今日、ニームはやはり暑い。九月になっているのに、まるで真夏だった。

 

ニームの街にある円形劇場にて。何かの催し物の準備が始まっていた。


 

 

 

2004年9月5日


昨晩、サンパウロを出て飛行機で大西洋を越えて、ユーラシア大陸の西端、ポルトガルのリスボンに到着。
時計を四時間進め、日本との時差は八時間となる(ブラジルは通常十二時間の時差、昼夜を逆転すると日本と同じ時刻なので、計算するのは楽だった)。
前回、リスボンに降りたのは2003年の初め、まだ寒い時期だった。あの時は、リスボンの空港から出ることはなく、そのままポルトに向かった。今回は、飛行機は昼前に着き、夕方の飛行機でスペインのラコルーニャに向かうことになっていた。時間があったので、街まで出ることにした。
リスボンの街を歩くのは、実に四年半ぶりのことだ。
出版社を辞めて、最初に向かったのがリスボンだった。当時は、ポルトガルがユーロ加盟前で、建物は薄汚れており、壁や銅像には落書きが目立った。以前ポルトに行った時にも感じたことだが、ポルトガルはユーロに加盟したことで、富が流れ込んで、街が綺麗になっている。
ただ……街を歩いているのは、出稼ぎに来ているアフリカ系の黒人と多数の観光客然とした外国人。

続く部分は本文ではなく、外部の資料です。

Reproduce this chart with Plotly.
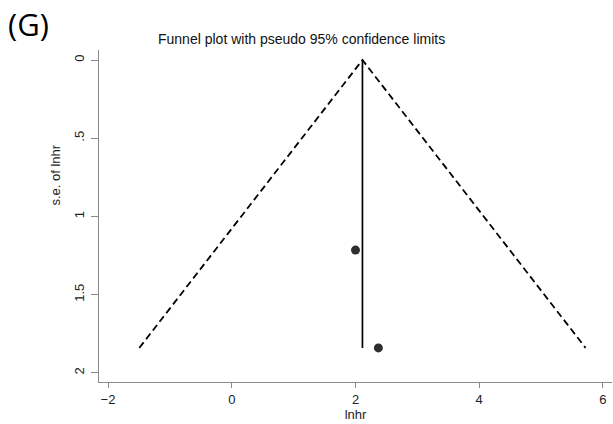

大航海時代の“過去”で商売をしているという印象は変わらない。
リスボンの空港に戻り、スペインのラコルーニャ行きの飛行機の出発を待った。搭乗口を抜けて、バスに乗ると乗客は十人強しかいない。これで経営が成り立つのかと思ったら、飛行機は定員十九人のプロペラ機だった。
ラコルーニャに着いたのは夜、時計をさらに1時間進めなければならない。時差と移動の時間で、日曜日をまる一日失ったような、損をした気になった。

 

街を走る市電。この街は写真に撮ると悔しいほど、魅力的に見えてしまう。